With Christ, in fact, there is always a meeting; the event of a unique personal
meeting, in which each one’s freedom is called to pronounce its own “yes” to the
invitation, filled with mercy, that it receives.
The experience of one’s own limits, of one’s own sin and “blindness”, is surely
a condition that encourages such a meeting. The extraordinary prayer of the two
blind men of the Gospel pericope,
that we have heard, should resound daily in our hearts and on our lips: “Son of
David, have pity on us” (Mt 9:27).
Whoever truthfully recites this prayer, whoever lives in the awareness that the
humble request for mercy is the leading way towards a personal conversion and
the coming of the Kingdom of God in his/her own heart, and therefore in the
world, becomes the first witness of that experience of justice which Isaiah
describes.
Let us pray without ever getting tired: “Son of David, have pity on us!”.
Let us repeat it for the sins committed against Him, the Lord of Life; for those
committed against the Church, Mother and Teacher, historical setting of the
perennial coming of the Lord and the communion of sons and daughters in the Son.
Let us repeat: “Son of David, have pity on us!” for all the sins committed
against our brothers, for the lack of welcome and solicitude, for the
deficiencies and omissions in proclaiming the truth to them, for not having
recognized the countenance of Christ in their faces.
Finally let us repeat: “Son of David, have pity on us!” for all the sins we
committed against our very person: for all the times that we deny ourselves, by
saying “no” to God, and thus self-condemn ourselves to sadness and unhappiness.

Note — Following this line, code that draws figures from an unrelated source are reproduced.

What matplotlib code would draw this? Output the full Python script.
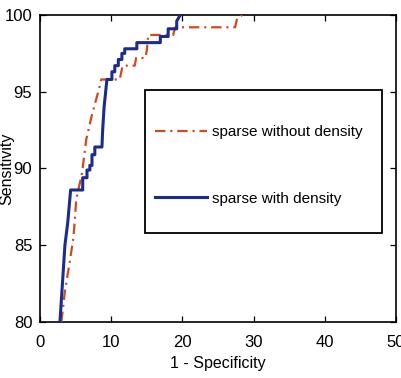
import matplotlib
matplotlib.use("Agg")
import matplotlib.pyplot as plt
from matplotlib.patches import Rectangle

plt.rcParams['font.family'] = ['Liberation Sans', 'DejaVu Sans']
plt.rcParams['lines.scale_dashes'] = False

# Series (step-shaped ROC curves)
without_x = [3.0, 3.5, 4.2, 4.7, 5.1, 5.9, 6.5, 7.3, 8.3, 8.6, 11.2, 11.6, 13.3, 13.5,
             14.8, 15.0, 15.2, 18.7, 19.0, 27.4, 27.7, 28.4]
without_y = [80.0, 82.0, 84.0, 85.5, 88.0, 89.7, 91.9, 93.5, 95.2, 95.8, 95.8, 96.7, 96.7, 97.2,
             97.2, 97.7, 98.7, 98.7, 99.2, 99.2, 99.8, 100.0]

with_x = [2.8, 3.5, 3.9, 4.3, 6.0, 6.0, 6.6, 6.6, 7.0, 7.0, 7.3, 7.3, 7.7, 7.7, 8.7,
          8.8, 9.0, 9.4, 10.1, 10.1, 10.5, 10.5, 11.0, 11.0, 11.5, 11.5, 11.9, 11.9, 13.6,
          13.6, 16.9, 16.9, 18.0, 18.0, 19.2, 19.2, 19.7]
with_y = [80.0, 85.0, 86.5, 88.6, 88.6, 89.4, 89.4, 89.9, 89.9, 90.2, 90.2, 90.9, 90.9, 91.4, 91.4,
          92.5, 94.0, 95.8, 95.8, 96.3, 96.3, 96.7, 96.7, 97.1, 97.1, 97.5, 97.5, 97.8, 97.8,
          98.2, 98.2, 98.6, 98.6, 99.1, 99.1, 99.6, 100.0]

labels = ['sparse without density', 'sparse with density']
xticks = [0, 10, 20, 30, 40, 50]
yticks = [80, 85, 90, 95, 100]

fig = plt.figure(figsize=(4.02, 3.78), dpi=100)
ax = fig.add_axes([40/402, 56/378, 356/402, 307/378])

red = '#d04a1c'
blue = '#1c2c8c'
ax.plot(without_x, without_y, color=red, lw=1.6, linestyle=(0, (7.5, 3.5, 1.5, 3.5)),
        label=labels[0], zorder=3)
ax.plot(with_x, with_y, color=blue, lw=2.2, label=labels[1], zorder=4)

ax.set_xlim(0, 50)
ax.set_ylim(80, 100)
ax.set_xticks(xticks)
ax.set_yticks(yticks)
ax.tick_params(direction='in', length=4, width=0.9, top=True, right=True,
               labelsize=12, colors='black')
ax.tick_params(axis='x', pad=9.5)
ax.tick_params(axis='y', pad=5.5)
for s in ax.spines.values():
    s.set_linewidth(1.2)

ax.set_xlabel('1 - Specificity', fontsize=11.5, labelpad=4.5)
ax.set_ylabel('Sensitivity', fontsize=11.5)
ax.yaxis.set_label_coords(-0.071, 0.5)

# legend frame
ax.add_patch(Rectangle((0.295, 0.290), 0.666, 0.466, transform=ax.transAxes,
                       fill=True, facecolor='white', edgecolor='black', lw=1.3, zorder=5))
leg = ax.legend(loc='center left', bbox_to_anchor=(0.323, 0.51), frameon=False,
                fontsize=11, handlelength=3.4, handletextpad=0.3, labelspacing=3.45,
                borderpad=0, borderaxespad=0)
leg.set_zorder(6)

fig.savefig('out.png', dpi=100)
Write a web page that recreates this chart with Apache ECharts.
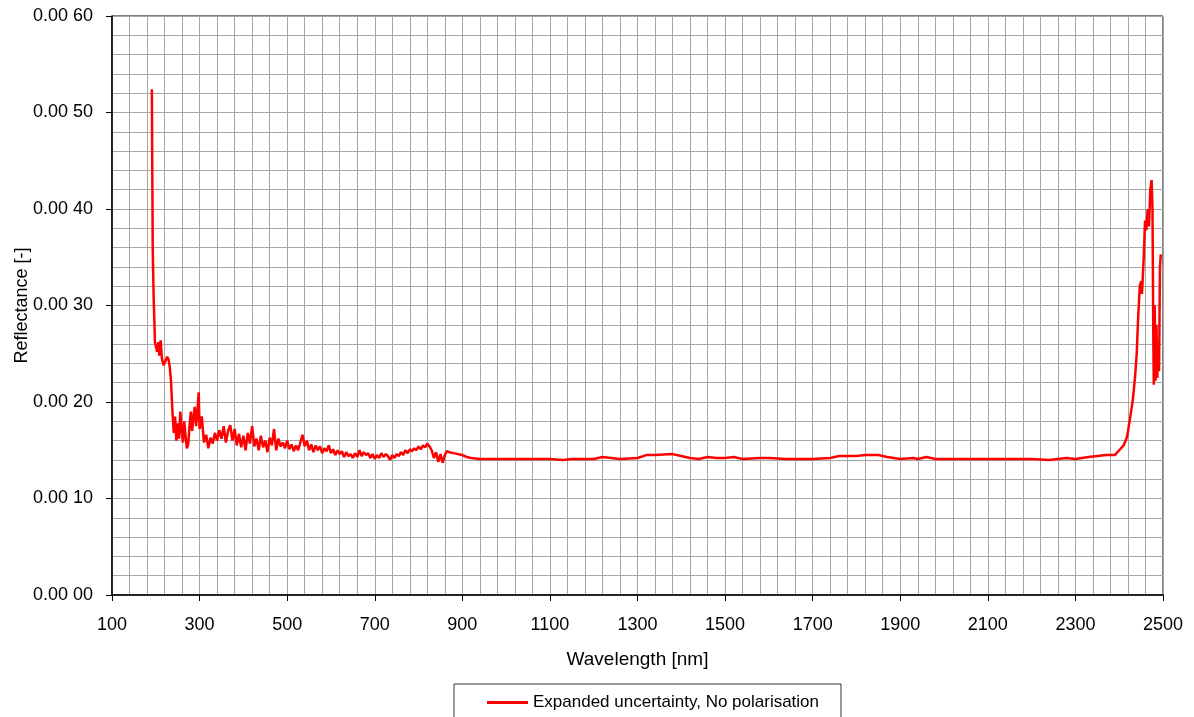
<!DOCTYPE html>
<html>
<head>
<meta charset="UTF-8">
<title>Reflectance expanded uncertainty</title>
<script src="https://cdn.jsdelivr.net/npm/echarts@6.0.0/dist/echarts.min.js"></script>
<style>
  html, body { margin: 0; padding: 0; background: #fff; }
  #chart { width: 1194px; height: 717px; }
</style>
</head>
<body>
<div id="chart"></div>
<script>
// UV part: sharp drop after the start
const uvWave = [191, 192, 193, 195, 197, 198, 200, 203, 206, 208, 211, 214, 218, 222, 226, 229, 232, 235, 238, 241,
  244, 247, 250, 253, 256, 259, 262, 265, 268, 271, 274, 277, 280, 283, 286, 289, 292, 295, 298];
const uvRefl = [0.00524, 0.00440, 0.00360, 0.00310, 0.00280, 0.00262, 0.00258, 0.00252, 0.00262, 0.00248, 0.00264, 0.00245, 0.00238, 0.00236, 0.00247, 0.00244, 0.00236, 0.00220, 0.00190, 0.00168,
  0.00185, 0.00160, 0.00178, 0.00162, 0.00190, 0.00170, 0.00158, 0.00180, 0.00165, 0.00152, 0.00156, 0.00175, 0.00190, 0.00170, 0.00185, 0.00195, 0.00175, 0.00190, 0.00210];

// visible part: noisy, slowly decreasing
const visWave = [300, 305, 310, 315, 320, 325, 330, 335, 340, 345, 350, 355, 360, 365, 370, 375, 380, 385, 390, 395,
  400, 405, 410, 415, 420, 425, 430, 435, 440, 445, 450, 455, 460, 465, 470, 475, 480, 485, 490, 495,
  500, 505, 510, 515, 520, 525, 530, 535, 540, 545, 550, 555, 560, 565, 570, 575, 580, 585, 590, 595,
  600, 605, 610, 615, 620, 625, 630, 635, 640, 645, 650, 655, 660, 665, 670, 675, 680, 685, 690, 695,
  700, 705, 710, 715, 720, 725, 730, 735, 740, 745, 750, 755, 760, 765, 770, 775, 780, 785, 790, 795,
  800, 805, 810, 815, 820, 825, 830, 835, 840, 845, 850, 855, 860, 865, 870, 880, 890, 900, 910, 920];
const visRefl = [0.00172, 0.00185, 0.00158, 0.00166, 0.00152, 0.00163, 0.00157, 0.00168, 0.00160, 0.00171, 0.00162, 0.00175, 0.00158, 0.00170, 0.00176, 0.00160, 0.00172, 0.00155, 0.00167, 0.00153,
  0.00165, 0.00150, 0.00168, 0.00157, 0.00175, 0.00154, 0.00162, 0.00150, 0.00165, 0.00153, 0.00160, 0.00148, 0.00163, 0.00155, 0.00172, 0.00150, 0.00162, 0.00154, 0.00158, 0.00152,
  0.00160, 0.00151, 0.00156, 0.00149, 0.00155, 0.00150, 0.00158, 0.00166, 0.00154, 0.00160, 0.00150, 0.00156, 0.00148, 0.00155, 0.00150, 0.00154, 0.00147, 0.00152, 0.00149, 0.00155,
  0.00147, 0.00151, 0.00145, 0.00150, 0.00146, 0.00149, 0.00143, 0.00148, 0.00144, 0.00146, 0.00142, 0.00147, 0.00143, 0.00150, 0.00144, 0.00148, 0.00145, 0.00147, 0.00142, 0.00146,
  0.00141, 0.00145, 0.00142, 0.00147, 0.00143, 0.00146, 0.00144, 0.00140, 0.00145, 0.00142, 0.00146, 0.00144, 0.00148, 0.00145, 0.00150, 0.00147, 0.00151, 0.00149, 0.00152, 0.00150,
  0.00154, 0.00151, 0.00155, 0.00153, 0.00157, 0.00154, 0.00150, 0.00142, 0.00148, 0.00138, 0.00146, 0.00137, 0.00145, 0.00149, 0.00148, 0.00147, 0.00146, 0.00145, 0.00143, 0.00142];

// near infrared: flat, then the rise at the end
const nirWave = [940, 1000, 1100, 1130, 1150, 1200, 1220, 1240, 1260, 1300, 1320, 1340, 1380, 1400, 1420, 1440, 1460, 1480, 1500, 1520,
  1540, 1580, 1600, 1640, 1700, 1740, 1760, 1800, 1820, 1850, 1870, 1900, 1930, 1940, 1960, 1980, 2000, 2100, 2200, 2240,
  2280, 2300, 2330, 2350, 2370, 2390, 2400, 2410, 2418, 2424, 2431, 2436, 2440, 2443, 2447, 2450, 2452, 2456, 2459, 2462,
  2465, 2468, 2471, 2474, 2476, 2478, 2479, 2481, 2483, 2485, 2487, 2489, 2491, 2493, 2495];
const nirRefl = [0.00141, 0.00141, 0.00141, 0.00140, 0.00141, 0.00141, 0.00143, 0.00142, 0.00141, 0.00142, 0.00145, 0.00145, 0.00146, 0.00144, 0.00142, 0.00141, 0.00143, 0.00142, 0.00142, 0.00143,
  0.00141, 0.00142, 0.00142, 0.00141, 0.00141, 0.00142, 0.00144, 0.00144, 0.00145, 0.00145, 0.00143, 0.00141, 0.00142, 0.00141, 0.00143, 0.00141, 0.00141, 0.00141, 0.00141, 0.00140,
  0.00142, 0.00141, 0.00143, 0.00144, 0.00145, 0.00145, 0.00150, 0.00155, 0.00164, 0.00181, 0.00202, 0.00225, 0.00250, 0.00285, 0.00320, 0.00325, 0.00312, 0.00350, 0.00388, 0.00378,
  0.00400, 0.00382, 0.00420, 0.00430, 0.00400, 0.00260, 0.00218, 0.00300, 0.00222, 0.00280, 0.00225, 0.00260, 0.00232, 0.00340, 0.00353];

const xTicks = { min: 100, max: 2500, step: 200 };
const yTicks = { min: 0, max: 0.006, step: 0.001 };

const wave = uvWave.concat(visWave, nirWave);
const refl = uvRefl.concat(visRefl, nirRefl);
const points = wave.map((w, i) => [w, refl[i]]);

const gridGray = '#a6a6a6';
const font = '"Liberation Sans", Arial, sans-serif';

const chart = echarts.init(document.getElementById('chart'));
chart.setOption({
  animation: false,
  backgroundColor: '#fff',
  grid: {
    left: 112, right: 31, top: 16, bottom: 122,
    outerBoundsMode: 'none', containLabel: false,
    show: true, borderColor: '#000', borderWidth: 1
  },
  legend: {
    top: 684, left: 454,
    padding: [10, 22, 22, 33],
    borderColor: '#333', borderWidth: 1,
    icon: 'rect', itemWidth: 41, itemHeight: 3,
    textStyle: { fontFamily: font, fontSize: 17, color: '#000' },
    data: ['Expanded uncertainty, No polarisation']
  },
  xAxis: {
    type: 'value', min: xTicks.min, max: xTicks.max, interval: xTicks.step,
    name: 'Wavelength [nm]', nameLocation: 'middle', nameGap: 55, nameMoveOverlap: false,
    nameTextStyle: { fontFamily: font, fontSize: 19, color: '#000' },
    axisLine: { onZero: false, lineStyle: { color: '#000', width: 1.5 } },
    axisTick: { length: 6, lineStyle: { color: '#000' } },
    axisLabel: { fontFamily: font, fontSize: 18, color: '#000', margin: 21, formatter: v => String(v) },
    splitLine: { lineStyle: { color: gridGray, width: 1 } },
    minorTick: { show: false, splitNumber: 5 },
    minorSplitLine: { show: true, lineStyle: { color: gridGray, width: 1 } }
  },
  yAxis: {
    type: 'value', min: yTicks.min, max: yTicks.max, interval: yTicks.step,
    name: 'Reflectance [-]', nameLocation: 'middle', nameGap: 81, nameMoveOverlap: false,
    nameTextStyle: { fontFamily: font, fontSize: 18, color: '#000' },
    axisLine: { show: true, lineStyle: { color: '#000', width: 1.5 } },
    axisTick: { show: true, length: 6, lineStyle: { color: '#000' } },
    axisLabel: {
      fontFamily: font, fontSize: 18, color: '#000', margin: 19,
      formatter: v => '0.00 ' + String(Math.round(v * 10000)).padStart(2, '0')
    },
    splitLine: { lineStyle: { color: gridGray, width: 1 } },
    minorTick: { show: false, splitNumber: 5 },
    minorSplitLine: { show: true, lineStyle: { color: gridGray, width: 1 } }
  },
  series: [{
    name: 'Expanded uncertainty, No polarisation',
    type: 'line',
    data: points,
    showSymbol: false,
    itemStyle: { color: '#ff0000' },
    lineStyle: { color: '#ff0000', width: 2.5 }
  }]
});
</script>
</body>
</html>
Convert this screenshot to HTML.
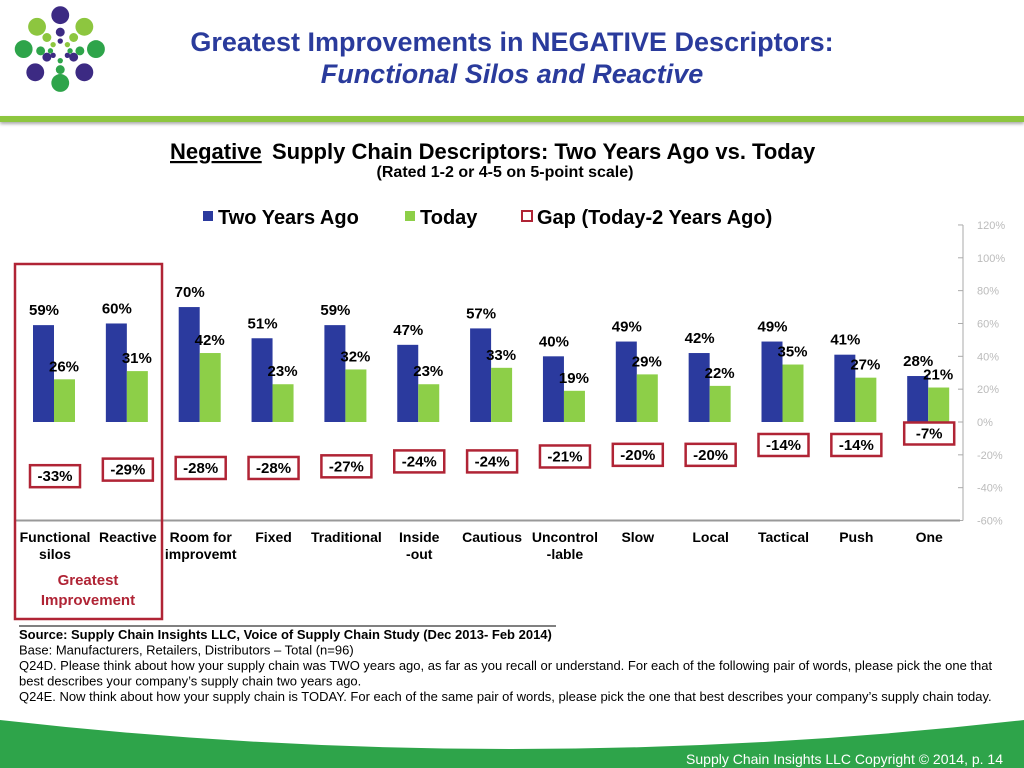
<!DOCTYPE html>
<html><head><meta charset="utf-8"><style>
body{margin:0;width:1024px;height:768px;overflow:hidden;background:#fff;font-family:"Liberation Sans",Arial,sans-serif;position:relative}
.t{position:absolute;left:0;width:1024px;text-align:center;color:#2a3b9c;font-weight:bold;font-size:27px}
</style></head><body>
<svg width="125" height="116" style="position:absolute;left:4px;top:0" viewBox="0 0 140 130">
<g fill="#3c2a83"><circle cx="63" cy="17" r="10"/><circle cx="35" cy="81" r="10"/><circle cx="90" cy="81" r="10"/><circle cx="63" cy="36" r="5"/><circle cx="48" cy="64" r="5"/><circle cx="78" cy="64" r="5"/><circle cx="63" cy="46" r="3"/><circle cx="55" cy="62" r="3"/><circle cx="71" cy="62" r="3"/></g>
<g fill="#8dc63f"><circle cx="37" cy="30" r="10"/><circle cx="90" cy="30" r="10"/><circle cx="48" cy="42" r="5"/><circle cx="78" cy="42" r="5"/><circle cx="55" cy="50" r="3"/><circle cx="71" cy="50" r="3"/></g>
<g fill="#2ea44a"><circle cx="22" cy="55" r="10"/><circle cx="103" cy="55" r="10"/><circle cx="63" cy="93" r="10"/><circle cx="41" cy="57" r="5"/><circle cx="85" cy="57" r="5"/><circle cx="63" cy="78" r="5"/><circle cx="52" cy="57" r="3"/><circle cx="74" cy="57" r="3"/><circle cx="63" cy="68" r="3"/></g>
</svg>
<div class="t" style="top:27px">Greatest Improvements in NEGATIVE Descriptors:</div>
<div class="t" style="top:59px;font-style:italic">Functional Silos and Reactive</div>
<div style="position:absolute;left:0;top:116px;width:1024px;height:6px;background:#8dc63f;box-shadow:0 2px 3px #aaa"></div>
<svg id="c" width="1024" height="768" style="position:absolute;left:0;top:0;font-family:'Liberation Sans',Arial,sans-serif"></svg>
<svg width="1024" height="60" style="position:absolute;left:0;top:708px"><path d="M0 12 Q512 70 1024 12 L1024 60 L0 60Z" fill="#2ea44a"/><text x="1003" y="56" text-anchor="end" fill="#fff" font-size="14" font-family="Liberation Sans Narrow,Liberation Sans,sans-serif">Supply Chain Insights LLC Copyright © 2014, p. 14</text></svg>
<script>
const categories=[["Functional","silos"],["Reactive"],["Room for","improvemt"],["Fixed"],["Traditional"],["Inside","-out"],["Cautious"],["Uncontrol","-lable"],["Slow"],["Local"],["Tactical"],["Push"],["One"]];
const twoYearsAgo=[59,60,70,51,59,47,57,40,49,42,49,41,28];
const today=[26,31,42,23,32,23,33,19,29,22,35,27,21];
const gap=[-33,-29,-28,-28,-27,-24,-24,-21,-20,-20,-14,-14,-7];
const ticks=[120,100,80,60,40,20,0,-20,-40,-60];
const NS="http://www.w3.org/2000/svg",s=document.getElementById('c');
function y(v){return 422-1.642*v}
function x(i){return 55+i*72.85}
function el(t,a,txt){const e=document.createElementNS(NS,t);for(const k in a)e.setAttribute(k,a[k]);if(txt!=null)e.textContent=txt;s.appendChild(e);return e}
let e;
e=el('text',{x:272,y:159,'font-size':22,'font-weight':'bold',fill:'#000'},'Supply Chain Descriptors:   Two Years Ago vs. Today');

e=el('text',{x:170,y:159,'font-size':22,'font-weight':'bold','text-decoration':'underline',fill:'#000'},'Negative');

e=el('text',{x:505,y:177,'text-anchor':'middle','font-size':16,'font-weight':'bold'},'(Rated 1-2 or 4-5 on 5-point scale)');

e=el('rect',{x:203,y:211,width:10,height:10,fill:'#2b3a9e'});
e=el('text',{x:218,y:224,'font-size':20,'font-weight':'bold'},'Two Years Ago');
e=el('rect',{x:405,y:211,width:10,height:10,fill:'#8dcf48'});
e=el('text',{x:420,y:224,'font-size':20,'font-weight':'bold'},'Today');
e=el('rect',{x:522,y:211,width:10,height:10,fill:'none',stroke:'#b02435','stroke-width':2});
e=el('text',{x:537,y:224,'font-size':20,'font-weight':'bold'},'Gap (Today-2 Years Ago)');
e=el('line',{x1:963,x2:963,y1:y(120),y2:y(-60),stroke:'#aaa'});
ticks.forEach(t=>{el('line',{x1:958,x2:963,y1:y(t),y2:y(t),stroke:'#aaa'});
e=el('text',{x:977,y:y(t)+4,'font-size':11,fill:'#bbb'},t+'%');});
e=el('line',{x1:15,x2:960,y1:y(-60),y2:y(-60),stroke:'#999','stroke-width':2});
categories.forEach((c,i)=>{const cx=x(i);
e=el('rect',{x:cx-22,y:y(twoYearsAgo[i]),width:21,height:y(0)-y(twoYearsAgo[i]),fill:'#2b3a9e'});
e=el('rect',{x:cx-1,y:y(today[i]),width:21,height:y(0)-y(today[i]),fill:'#8dcf48'});
e=el('text',{x:cx-11,y:y(twoYearsAgo[i])-10,'text-anchor':'middle','font-size':15,'font-weight':'bold'},twoYearsAgo[i]+'%');
e=el('text',{x:cx+9,y:y(today[i])-8,'text-anchor':'middle','font-size':15,'font-weight':'bold'},today[i]+'%');
e=el('rect',{x:cx-25,y:y(gap[i])-11,width:50,height:22,fill:'#fff',stroke:'#b02435','stroke-width':2.5});
e=el('text',{x:cx,y:y(gap[i])+5,'text-anchor':'middle','font-size':15,'font-weight':'bold'},gap[i]+'%');
c.forEach((l,k)=>{e=el('text',{x:cx,y:542+k*17,'text-anchor':'middle','font-size':14,'font-weight':'bold'},l);});
});
e=el('rect',{x:15,y:264,width:147,height:355,fill:'none',stroke:'#b02435','stroke-width':2.5});
e=el('text',{x:88,y:585,'text-anchor':'middle','font-size':15,'font-weight':'bold',fill:'#b02435'},'Greatest');
e=el('text',{x:88,y:605,'text-anchor':'middle','font-size':15,'font-weight':'bold',fill:'#b02435'},'Improvement');

e=el('line',{x1:19,x2:556,y1:626,y2:626,stroke:'#000'});
const notes=[["Source:  Supply Chain Insights LLC, Voice of Supply Chain Study (Dec 2013- Feb 2014)",'bold'],["Base:  Manufacturers, Retailers, Distributors – Total (n=96)",'normal'],["Q24D. Please think about how your supply chain was TWO years ago, as far as you recall or understand. For each of the following pair of words, please pick the one that",'normal'],["best describes your company’s supply chain two years ago.",'normal'],["Q24E. Now think about how your supply chain is TODAY. For each of the same pair of words, please pick the one that best describes your company’s supply chain today.",'normal']];
notes.forEach((n,k)=>{e=el('text',{x:19,y:639+k*15.5,'font-size':13,'font-weight':n[1],textLength:k==1?undefined:undefined},n[0]);});
</script>
</body></html>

The Lord Jesus took seriously the invocation of the two blind men in the Gospel,
just as he takes seriously the invocation of each on of us: “Jesus said to them,
‘Do you believe that I can do this?’”
(Mt 9:28). The requirement of faith,
the “do you believe?” is the indispensable condition so that the Lord may act.
The is no work of grace that does not ask for the cooperation of our freedom! A
freedom that is signified simply by that “Yes, Lord” that we are called to
pronounce.
The greatest conversion, the greatest work (even social) that we can accomplish
is to say with all the truth that we can: “Yes, Lord!”
Simply with a “yes”, God can change history!
Simply with your “yes”, He can change history. He did it during the first
Alliance, with the “yes” of Abraham, Moses and the prophets; He did it during
the new and definitive Alliance, with Mary’s “yes”, which allowed God to enter
history and is, therefore, the unsurpassed model of every “yes”.
In Mary’s “yes”, the “yes” of the Apostles resounds prophetically, especially
the “yes” of Peter, whom you will meet in a short while; in it resounds the
“yes” of all witnesses, all martyrs, the “yes” of the holy mothers and virgins,
the “yes” of the simple and the learned, the “yes” of all men and women who,
with realistic humility, invoke the pity of the Lord and, simply and freely,
offer Him their own lives.
Let us pray to the Lord, so that also our eyes may be opened, so that also the
eyes of our faith, opened wide by grace, may recognize Him present, alive,
working in us and, therefore, in the world.
.
Let us ask, through the powerful intercession of the blessed Virgin Mary, Woman
in waiting and Model of faith, that each one of us may become that realization
and anticipation of the Kingdom, which makes justice visible to all men and
women, even in our day, and therefore makes faith credible.